事業者が作業の状況を考慮して、安全靴の着用を判断すべきです。要は、安全靴を履いていれば防げた災害をなくすことです。

重量物の運搬作業の災害防止のポイントは

腰痛予防対策は通達(平・9・6 基発第547号)が出ていますので、そこからいくつかポイントを挙げてみます。
①自動化、省力化
・適切な自動装置、台車の使用等により人力の負担を軽減することを原則とする。
②荷姿の改善、重量の明示等・荷物は、かさばらないようにし、かつ適切な材料で、できるだけ確実に把握することができる手段を講じて、取り扱いを容易にする。
・できるだけ取り扱うものの重量を明示する。
③作業姿勢、動作
・床面等から荷物を持ち上げるときは片足を少し前に出し、膝を曲げ、腰を十分に降ろして当該荷物をかかえて、膝を伸ばすことによって立ち上がる。
・できるだけ身体を対象物に近づけ、重心を低くするような姿勢をとる。
・腰をかがめて行う作業を排除するため、適切な高さの作業台を利用する。
・荷物を持った場合は、背を伸ばした状態で腰部のひねりが少なくなるようにする。
④取扱時間
・取り扱う物の重量、取り扱う頻度、運搬距離、運搬速度等作業の実態に応じ、小休止・休息をとる。

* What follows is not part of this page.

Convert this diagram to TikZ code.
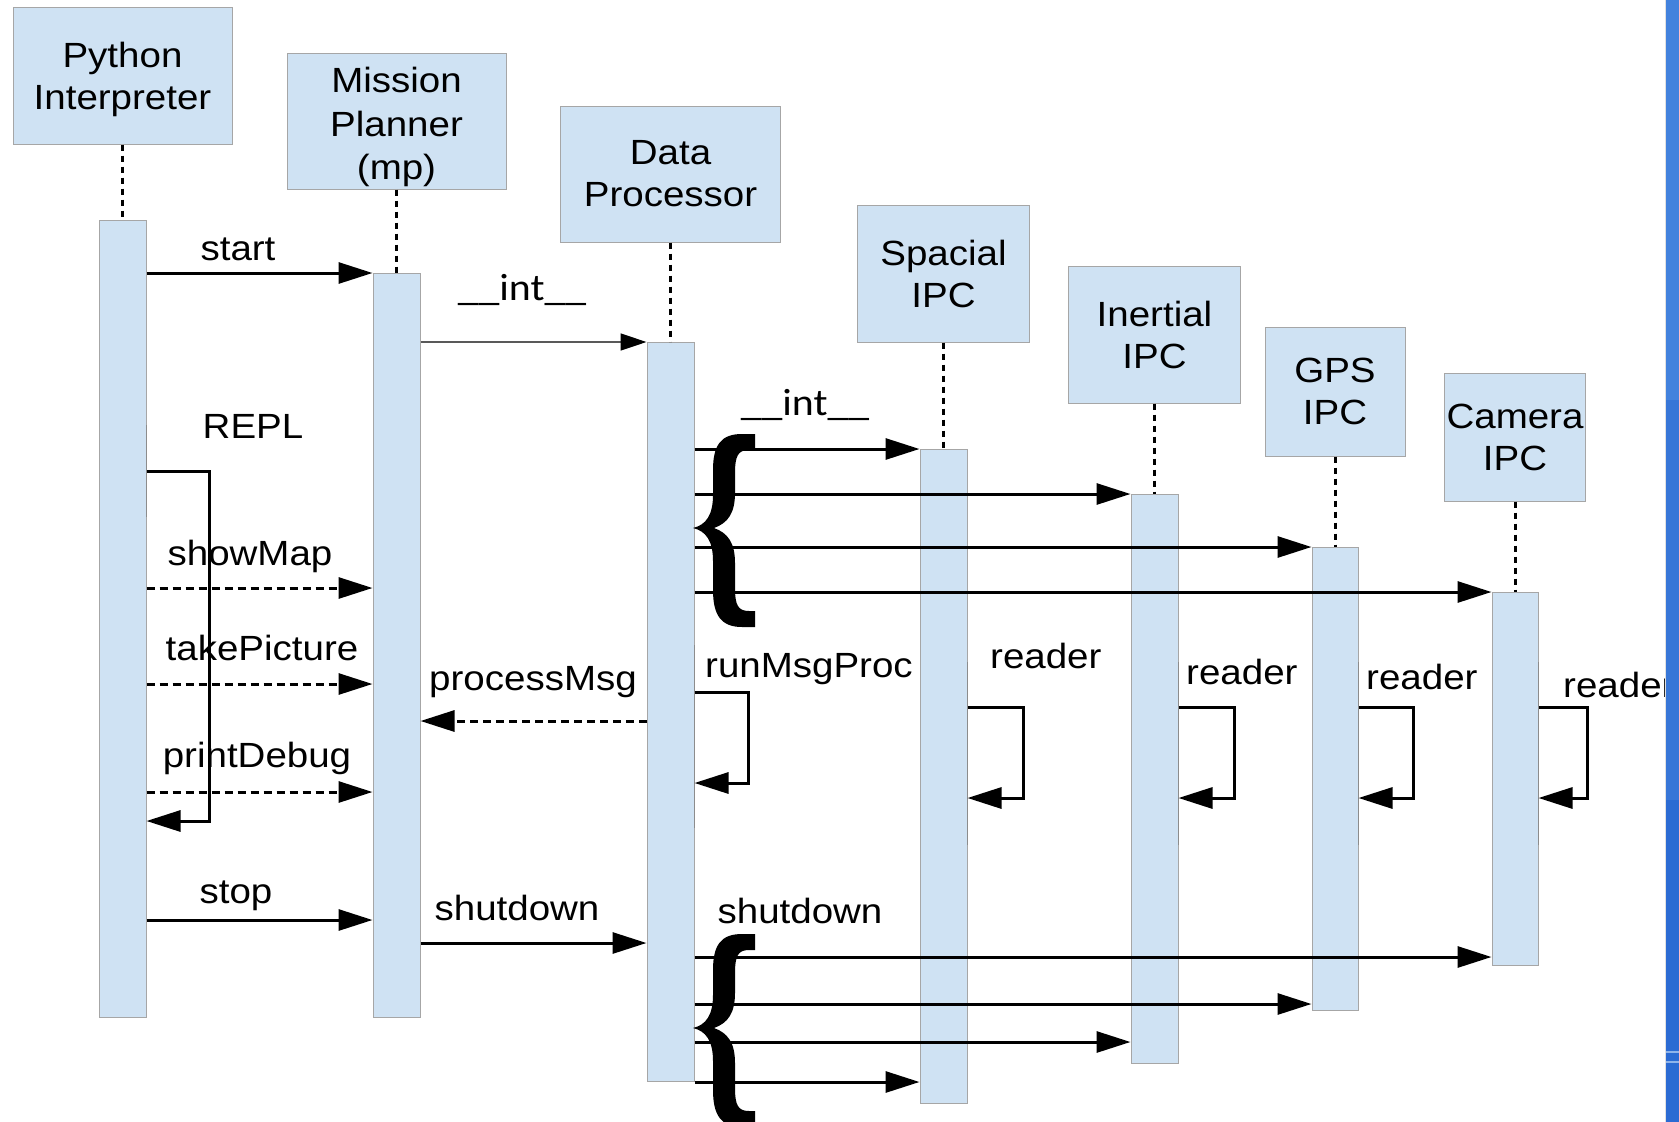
\documentclass[tikz,border=0pt]{standalone}
\usepackage{fontspec}
\setmainfont[FakeStretch=1.1]{Liberation Sans}
\newfontfamily\intfont[FakeStretch=1.1]{Carlito}
\usetikzlibrary{arrows.meta}
\definecolor{boxblue}{HTML}{CFE2F3}
\definecolor{boxline}{HTML}{A6A6A6}
\definecolor{stripeA}{RGB}{66,130,221}
\definecolor{stripeB}{RGB}{55,118,215}
\definecolor{stripeC}{RGB}{43,107,211}
\newcommand{\bigtxt}{\fontsize{35pt}{42pt}\selectfont}
\newcommand{\inttxt}{\intfont\fontsize{38pt}{44pt}\selectfont}
\begin{document}
\begin{tikzpicture}[x=1pt,y=-1pt,
  hdr/.style={draw=boxline, fill=boxblue, line width=1pt, inner sep=0pt, align=center, font=\bigtxt},
  actbar/.style={draw=boxline, fill=boxblue, line width=1pt, inner sep=0pt},
  life/.style={line width=3pt, dash pattern=on 6pt off 5pt},
  msg/.style={line width=3pt, -{Triangle[length=34pt,width=21pt]}},
  dmsg/.style={msg, dash pattern=on 8pt off 5pt},
  thinmsg/.style={line width=1.5pt, draw=black!65, -{Triangle[length=26pt,width=17pt,fill=black,color=black]}},
  lbl/.style={font=\bigtxt, inner sep=0pt, anchor=base},
  lblw/.style={lbl, anchor=base west},
  ilbl/.style={font=\inttxt, inner sep=0pt, anchor=base},
  edgeln/.style={draw=black!45, line width=1.5pt},
  bracefill/.style={fill=black, draw=none}
]
\fill[white] (0,0) rectangle (1679,1122);
\path[use as bounding box] (0,0) rectangle (1679,1122);

% header boxes
\node[hdr, minimum width=219pt, minimum height=137pt] (py) at (122.5,75.5) {\raisebox{-11pt}[0pt][0pt]{\begin{tabular}{@{}c@{}}Python\\Interpreter\end{tabular}}};
\node[hdr, minimum width=219pt, minimum height=136pt] (mp) at (396.5,121) {\raisebox{-13pt}[0pt][0pt]{\begin{tabular}{@{}c@{}}Mission\\[1.5pt]Planner\\[1.5pt](mp)\end{tabular}}};
\node[hdr, minimum width=220pt, minimum height=136pt] (dp) at (670.5,174) {Data\\Processor};
\node[hdr, minimum width=172pt, minimum height=137pt] (sp) at (943.5,273.5) {Spacial\\IPC};
\node[hdr, minimum width=172pt, minimum height=137pt] (in) at (1154.5,334.5) {Inertial\\IPC};
\node[hdr, minimum width=140pt, minimum height=129pt] (gps) at (1335,391.5) {GPS\\IPC};
\node[hdr, minimum width=141pt, minimum height=128pt] (cam) at (1515,437) {Camera\\IPC};

% activation bars
\node[actbar, minimum width=47pt, minimum height=797pt] (pyb) at (122.5,618.5) {};
\node[actbar, minimum width=47pt, minimum height=744pt] (mpb) at (396.5,645) {};
\node[actbar, minimum width=47pt, minimum height=739pt] (dpb) at (670.5,711.5) {};
\node[actbar, minimum width=47pt, minimum height=654pt] (spb) at (943.5,776) {};
\node[actbar, minimum width=47pt, minimum height=569pt] (inb) at (1154.5,778.5) {};
\node[actbar, minimum width=46pt, minimum height=463pt] (gpsb) at (1335,778.5) {};
\node[actbar, minimum width=46pt, minimum height=373pt] (camb) at (1515,778.5) {};

% lifelines
\draw[life] (py.south) -- (py.south |- pyb.north);
\draw[life] (mp.south) -- (mp.south |- mpb.north);
\draw[life] (dp.south) -- (dp.south |- dpb.north);
\draw[life] (sp.south) -- (sp.south |- spb.north);
\draw[life] (in.south) -- (in.south |- inb.north);
\draw[life] (gps.south) -- (gps.south |- gpsb.north);
\draw[life] (cam.south) -- (cam.south |- camb.north);

% darker edge segments
\draw[edgeln] (pyb.east |- 0,425) -- (pyb.east |- 0,517);
\draw[edgeln] (dpb.east |- 0,645) -- (dpb.east |- 0,828);
\draw[edgeln] (spb.east |- 0,662) -- (spb.east |- 0,845);
\draw[edgeln] (inb.east |- 0,662) -- (inb.east |- 0,845);
\draw[edgeln] (gpsb.east |- 0,662) -- (gpsb.east |- 0,845);
\draw[edgeln] (camb.east |- 0,662) -- (camb.east |- 0,845);

% messages
\draw[msg] (pyb.east |- 0,273) -- (mpb.west |- 0,273);
\node[lbl] (lstart) at (238,260) {start};

\draw[thinmsg] (mpb.east |- 0,342) -- (dpb.west |- 0,342);
\node[ilbl] (lint1) at (522,300) {\_\_int\_\_};

\draw[msg] (dpb.east |- 0,449) -- (spb.west |- 0,449);
\draw[msg] (dpb.east |- 0,494) -- (inb.west |- 0,494);
\draw[msg] (dpb.east |- 0,547) -- (gpsb.west |- 0,547);
\draw[msg] (dpb.east |- 0,592) -- (camb.west |- 0,592);
\node[ilbl] (lint2) at (805,415) {\_\_int\_\_};

% REPL loop
\draw[msg] (pyb.east |- 0,471) -| (209,821) -- (pyb.east |- 0,821);
\node[lbl] (lrepl) at (253,438) {REPL};

\draw[dmsg] (pyb.east |- 0,588) -- (mpb.west |- 0,588);
\node[lbl] (lshow) at (250,565) {showMap};
\draw[dmsg] (pyb.east |- 0,684) -- (mpb.west |- 0,684);
\node[lbl] (ltake) at (262,660) {takePicture};
\draw[dmsg] (pyb.east |- 0,792) -- (mpb.west |- 0,792);
\node[lbl] (lprint) at (257,767) {printDebug};

\draw[dmsg] (dpb.west |- 0,721) -- (mpb.east |- 0,721);
\node[lbl] (lproc) at (533,690) {processMsg};

\draw[msg] (dpb.east |- 0,692) -| (748,783) -- (dpb.east |- 0,783);
\node[lblw] (lrun) at (705,677) {runMsgProc};

% reader loops
\draw[msg] (spb.east |- 0,707) -| (1023,798) -- (spb.east |- 0,798);
\node[lblw] (lr1) at (990,668) {reader};
\draw[msg] (inb.east |- 0,707) -| (1234,798) -- (inb.east |- 0,798);
\node[lblw] (lr2) at (1186,684) {reader};
\draw[msg] (gpsb.east |- 0,707) -| (1413,798) -- (gpsb.east |- 0,798);
\node[lblw] (lr3) at (1366,689) {reader};
\draw[msg] (camb.east |- 0,707) -| (1587,798) -- (camb.east |- 0,798);
\node[lblw] (lr4) at (1563,697) {reader};

% stop / shutdown
\draw[msg] (pyb.east |- 0,920) -- (mpb.west |- 0,920);
\node[lbl] (lstop) at (236,903) {stop};
\draw[msg] (mpb.east |- 0,943) -- (dpb.west |- 0,943);
\node[lbl] (lshut1) at (517,920) {shutdown};

\draw[msg] (dpb.east |- 0,957) -- (camb.west |- 0,957);
\draw[msg] (dpb.east |- 0,1004) -- (gpsb.west |- 0,1004);
\draw[msg] (dpb.east |- 0,1042) -- (inb.west |- 0,1042);
\draw[msg] (dpb.east |- 0,1082) -- (spb.west |- 0,1082);
\node[lbl] (lshut2) at (800,923) {shutdown};

% braces
\foreach \dy in {0,500} {
\begin{scope}[yshift=-\dy pt]
\fill[bracefill] (755,434) -- (742,434)
  .. controls (721,434) and (713,445) .. (713,470) -- (713,495)
  .. controls (713,515) and (706,525) .. (693,528)
  .. controls (706,531) and (713,541) .. (713,561) -- (713,590)
  .. controls (713,615) and (721,627) .. (742,627) -- (755,627)
  -- (755,611) -- (749,611)
  .. controls (738,611) and (735,605) .. (735,588) -- (735,563)
  .. controls (735,543) and (728,533) .. (714,528)
  .. controls (728,523) and (735,513) .. (735,493) -- (735,473)
  .. controls (735,456) and (738,450) .. (749,450) -- (755,450) -- cycle;
\end{scope}
}

% right blue stripe
\fill[stripeA] (1666,0) rectangle (1679,400);
\fill[stripeB] (1666,400) rectangle (1679,800);
\fill[stripeC] (1666,800) rectangle (1679,1122);
\draw[black!12, line width=1pt] (1665.5,0) -- (1665.5,1122);
\draw[stripeA!60!white, line width=2pt] (1666,1052) -- (1679,1052);
\draw[stripeA!60!white, line width=2pt] (1666,1062) -- (1679,1062);
\end{tikzpicture}
\end{document}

他の軽作業と組み合わせる等により、重量物取扱時間を軽減する。

次に『重量物の取り扱い重量』については、
☆満18歳以上の男子労働者が人力のみにより取り扱う重量は55kg以下にする。また、当該男子労働者が、常時、人力のみにより取 り扱う場合の重量は、当該労働者の体重の概ね40%以下となるように努める。
☆上記の重量を超える重量物を取り扱わせる場合は、2人以上で行わせるように努め、この場合、それぞれの労働者に重量が均一にか かるようにする。

以上のように、できるだけ重量物運搬作業を機械設備などによりなくしていき、それが困難な場合は取り扱う重量物の重量が前述の目安を越えないようにする。その上で、正しい荷の持ち上げ方を徹底する事が必要である。

作業帽や作業服の着用に法的定めがあるか

安衛則第110条で『労働者の頭髪又は被服が機械に巻き込まれるおそれのあるときは、労働者に適当な作業帽又は作業服を着用させなければならない』と定めた条文が法的根拠になります。

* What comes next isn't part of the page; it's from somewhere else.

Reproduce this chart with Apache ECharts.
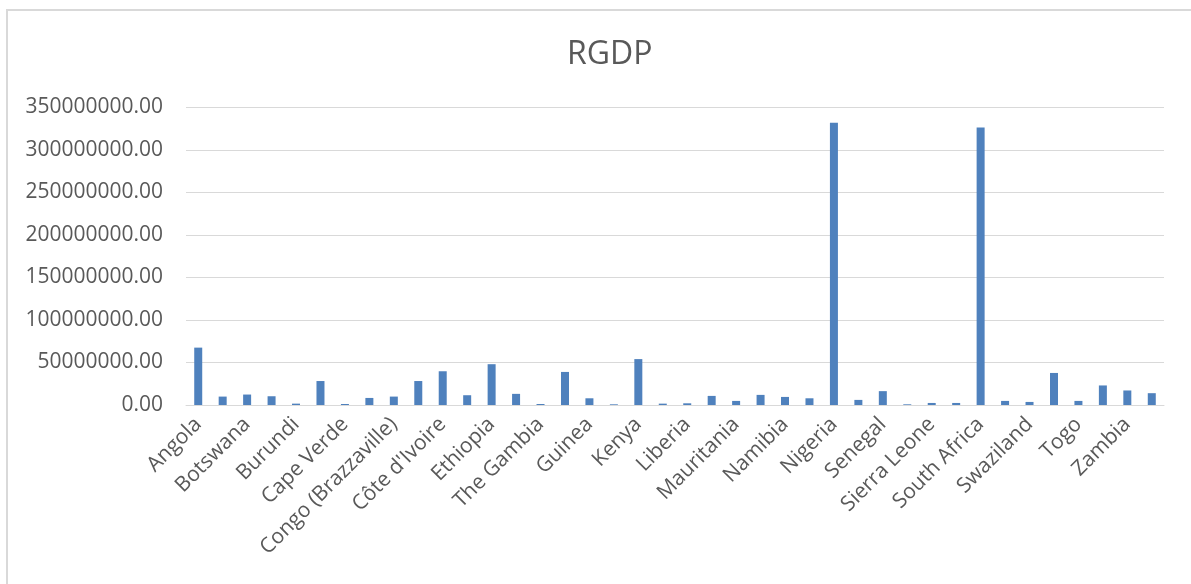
<!DOCTYPE html>
<html>
<head>
<meta charset="utf-8">
<title>RGDP</title>
<script src="https://cdn.jsdelivr.net/npm/echarts@6/dist/echarts.min.js"></script>
<style>
  html, body { margin: 0; padding: 0; background: #fff; overflow: hidden; }
  #frame { position: absolute; left: 6px; top: 9px; width: 1400px; height: 800px;
           border: 2px solid #d9d9d9; box-sizing: border-box; }
  #chart { position: absolute; left: 0; top: 0; width: 1191px; height: 584px; }
</style>
</head>
<body>
<div id="frame"></div>
<div id="chart"></div>
<script>
// Countries (alphabetical)
const countries = [
  'Angola', 'Benin', 'Botswana', 'Burkina Faso', 'Burundi', 'Cameroon',
  'Cape Verde', 'Chad', 'Congo (Brazzaville)', 'Congo (Kinshasa)',
  "Côte d'Ivoire", 'Equatorial Guinea', 'Ethiopia', 'Gabon', 'The Gambia',
  'Ghana', 'Guinea', 'Guinea-Bissau', 'Kenya', 'Lesotho', 'Liberia',
  'Madagascar', 'Mauritania', 'Mauritius', 'Namibia', 'Niger', 'Nigeria',
  'Rwanda', 'Senegal', 'Seychelles', 'Sierra Leone', 'Somalia',
  'South Africa', 'Sudan', 'Swaziland', 'Tanzania', 'Togo', 'Uganda',
  'Zambia', 'Zimbabwe'
];

// Real GDP per country
const rgdp = [
  67500000, 9900000, 12300000, 10300000, 1600000, 28200000,
  1200000, 8300000, 9900000, 28200000,
  39700000, 11500000, 48000000, 13100000, 1200000,
  38900000, 7900000, 800000, 54000000, 1600000, 2000000,
  10700000, 4800000, 11900000, 9500000, 7900000, 332000000,
  6000000, 16300000, 800000, 2400000, 2400000,
  326600000, 4800000, 3600000, 37700000, 4800000, 23000000,
  17100000, 13900000
];

// Value axis ticks
const yMin = 0;
const yMax = 350000000;
const yStep = 50000000;

const textColor = '#595959';
const gridColor = '#d9d9d9';
const font = '"Open Sans", "Liberation Sans", sans-serif';

const chart = echarts.init(document.getElementById('chart'));
chart.setOption({
  animation: false,
  backgroundColor: 'transparent',
  title: {
    text: 'RGDP',
    left: 562,
    top: 34,
    textStyle: { fontFamily: font, fontSize: 32, fontWeight: 'normal', color: textColor }
  },
  grid: { left: 186, right: 27, top: 107.5, bottom: 179, containLabel: false },
  xAxis: {
    type: 'category',
    data: countries,
    axisLine: { show: true, lineStyle: { color: gridColor, width: 1 } },
    axisTick: { show: false },
    axisLabel: {
      interval: 1,
      rotate: 45,
      margin: 16,
      color: textColor,
      fontFamily: font,
      fontSize: 21
    }
  },
  yAxis: {
    type: 'value',
    min: yMin,
    max: yMax,
    interval: yStep,
    axisLine: { show: false },
    axisTick: { show: false },
    splitLine: { lineStyle: { color: gridColor, width: 1 } },
    axisLabel: {
      margin: 23,
      color: textColor,
      fontFamily: font,
      fontSize: 21,
      formatter: v => v.toFixed(2)
    }
  },
  series: [{
    type: 'bar',
    data: rgdp,
    barWidth: 8,
    itemStyle: { color: '#4f81bd' }
  }]
});
</script>
</body>
</html>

一般的に作業服の着用目的を『汚れてもいいため』と認識している方も多い。しかし、作業帽や作業服の着用の法的な目的は『危険防止』となる。

さらに、だらしない服装は、災害に巻き込まれるだけでなく、職場全体における作業者の安全に対する意識も希薄なものになってしまう恐れがある。整理整頓が徹底されていない職場で災害が発生するのと同じ意味合いを持つため、常日頃から作業者の服装の乱れに気を配る必要があります。

高年齢者の労働安全衛生対策は、

たとえば、腰痛防止対策としては、
①運搬作業を自動化あるいは複数の作業員による作業とする
②前屈などの姿勢が長時間続かないよう、作業位置などを改善する
③レイアウトを改善し、運搬距離を短縮する

その他、はしごや脚立を使った昇降を伴う作業や滑りやすい床面での作業などはできるだけ避けるようにし、また、床面の凸凹をなくす(バリアフリー化)。視聴覚面では、標識や作業マュアル(高齢者向けの作業マュアル)などの文字を大きくする、あるいは全体照明・局所照明を明るくするなどの措置などにより、心身の機能の低下をフォローする対策が重要である。

「かかり木処理」作業において具体的に講ずるべき安全対策は

安衛則第36条第8号及び8号の2の規定により、「かかっている木の胸高直径が20cm以上であるものの処理の業務」及び「チェンソーを用いておこなうかかり木の処理の業務」などに従事する労働者に対し、特別教育を実施することとしています。

平成14年に策定された「かかり木の処理作業における労働災害防止のためのガイドライン」のポイントとして、
①事前調査の際に、かかり木に係る事項についても実地調査を行い、その結果に基づき、携行が必要な機械器具等を決定するなど、必要な準備をおこなうこと
②適切な機械器具等の使用、労働者の確実な退避等安全な作業方法を決定すること
③かかり木を一時的に放置せざるを得ない場合には、講ずべき措置を徹底すること

ちなみに、①の「事前調査」では、伐木作業を行おうとする林分について、事前調査を行う際に、立木の径級、林分の密度、伐倒方向、枝がらみなどの状況を実地に調査する。また②の「安全な作業方法」とは、退避場所の選定、かかり木の速やかな処理、適切な機械器具などの使用について求めたものです。

また、同ガイドラインでは、禁止事項として、立木の投げ倒しや肩担ぎ等を、またかかり木を一時的に放置する場合の、標識の掲示などの措置の実施を求めています。